Every line that holds "with" should be shown.
------------------------------
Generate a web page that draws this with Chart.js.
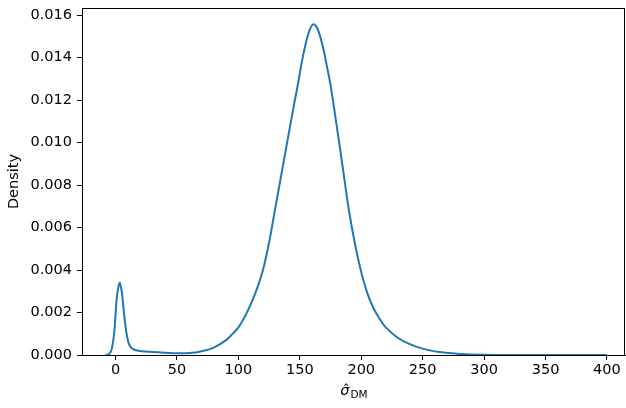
<!DOCTYPE html>
<html>
<head>
<meta charset="utf-8">
<script src="https://cdn.jsdelivr.net/npm/chart.js@4.4.1/dist/chart.umd.min.js"></script>
<style>
  html, body { margin: 0; padding: 0; background: #fff; }
  #wrap { width: 626px; height: 408px; position: relative; }
</style>
</head>
<body>
<div id="wrap"><canvas id="kde"></canvas></div>
<script>
// ===== Data =====
const xValues = [
    -8, -5, -3, -1, 0, 1, 2, 3, 3.5, 4, 5, 6, 7, 8, 9, 10, 12, 15, 20, 25,
    30, 40, 50, 60, 70, 80, 90, 95, 100, 105, 110, 115, 120, 125, 130, 135, 140,
    145, 148, 152, 155, 158, 161, 164, 167, 170, 172, 175, 180, 185, 190, 195,
    200, 205, 210, 215, 220, 230, 240, 250, 260, 270, 280, 300, 320, 350, 400
];
const densityValues = [
    0, 0.00005, 0.0003, 0.0011, 0.0019, 0.0027, 0.0031, 0.00335, 0.0034, 0.0033,
    0.003, 0.0025, 0.0019, 0.0014, 0.001, 0.0007, 0.0004, 0.00026, 0.00019, 0.00016,
    0.00014, 0.00011, 0.00008, 0.00009, 0.00018, 0.00035, 0.0007, 0.00098, 0.0013,
    0.00178, 0.00238, 0.0031, 0.0040, 0.0053, 0.0069, 0.0085, 0.0101,
    0.0117, 0.0126, 0.0139, 0.0147, 0.0153, 0.01556, 0.0154, 0.0149, 0.0142, 0.0136,
    0.0127, 0.0108, 0.0088, 0.0068, 0.0052,
    0.0039, 0.0029, 0.0022, 0.0017, 0.0013, 0.0008, 0.0005, 0.0003, 0.00017, 0.0001,
    0.00005, 0.00001, 0, 0, 0
];
const xTicks = [0, 50, 100, 150, 200, 250, 300, 350, 400];
const yTicks = [0, 0.002, 0.004, 0.006, 0.008, 0.01, 0.012, 0.014, 0.016];

const FONT = "'DejaVu Sans', sans-serif";

// ===== Frame + axis labels =====
const framePlugin = {
    id: "frame",
    afterDraw(chart) {
        const { ctx, chartArea: a } = chart;
        ctx.save();
        ctx.strokeStyle = "#000";
        ctx.lineWidth = 1;
        ctx.strokeRect(a.left + 0.5, a.top + 0.5, a.right - a.left - 1, a.bottom - a.top);

        // y label
        ctx.fillStyle = "#000";
        ctx.font = `14.5px ${FONT}`;
        ctx.textAlign = "center";
        ctx.textBaseline = "middle";
        ctx.translate(14, (a.top + a.bottom) / 2);
        ctx.rotate(-Math.PI / 2);
        ctx.fillText("Density", 0, 0);
        ctx.restore();

        // x label: sigma-hat with DM subscript
        ctx.save();
        ctx.fillStyle = "#000";
        ctx.textBaseline = "alphabetic";
        ctx.textAlign = "left";
        const cx = (a.left + a.right) / 2;
        ctx.font = `italic 14.5px ${FONT}`;
        const main = "σ̂";
        const wMain = ctx.measureText("σ").width;
        ctx.font = `10.5px ${FONT}`;
        const wSub = ctx.measureText("DM").width;
        const x0 = cx - (wMain + wSub) / 2;
        ctx.font = `italic 14.5px ${FONT}`;
        ctx.fillText(main, x0, 395);
        ctx.font = `10.5px ${FONT}`;
        ctx.fillText("DM", x0 + wMain + 1, 398);
        ctx.restore();
    }
};

const ctx = document.getElementById("kde").getContext("2d");
new Chart(ctx, {
    type: "line",
    data: {
        datasets: [{
            data: xValues.map((x, i) => ({ x, y: densityValues[i] })),
            borderColor: "#1f77b4",
            borderWidth: 2,
            pointRadius: 0,
            fill: false,
            tension: 0.4
        }]
    },
    options: {
        responsive: true,
        maintainAspectRatio: false,
        animation: false,
        layout: { padding: { top: 8, right: 1, left: 0, bottom: 0 } },
        plugins: { legend: { display: false }, tooltip: { enabled: false } },
        scales: {
            x: {
                type: "linear",
                min: -27.3,
                max: 414.7,
                afterFit: s => { s.height = 53; s.paddingLeft = 0; s.paddingRight = 0; },
                afterBuildTicks: s => { s.ticks = xTicks.map(v => ({ value: v })); },
                grid: { display: true, drawOnChartArea: false, tickLength: 5, color: "#000" },
                border: { display: true, color: "#000", width: 1 },
                ticks: {
                    color: "#000",
                    font: { family: FONT, size: 14.5 },
                    padding: 2,
                    maxRotation: 0
                }
            },
            y: {
                type: "linear",
                min: 0,
                max: 0.01633,
                afterFit: s => { s.width = 82; s.paddingTop = 0; s.paddingBottom = 0; },
                afterBuildTicks: s => { s.ticks = yTicks.map(v => ({ value: v })); },
                grid: { display: true, drawOnChartArea: false, tickLength: 5, color: "#000" },
                border: { display: true, color: "#000", width: 1 },
                ticks: {
                    color: "#000",
                    font: { family: FONT, size: 14.5 },
                    padding: 5,
                    callback: v => v.toFixed(3)
                }
            }
        }
    },
    plugins: [framePlugin]
});
</script>
</body>
</html>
------------------------------
> _WRITTEN ANSWER_:
Generate a web page that draws this with Chart.js.
        // x label: sigma-hat with DM subscript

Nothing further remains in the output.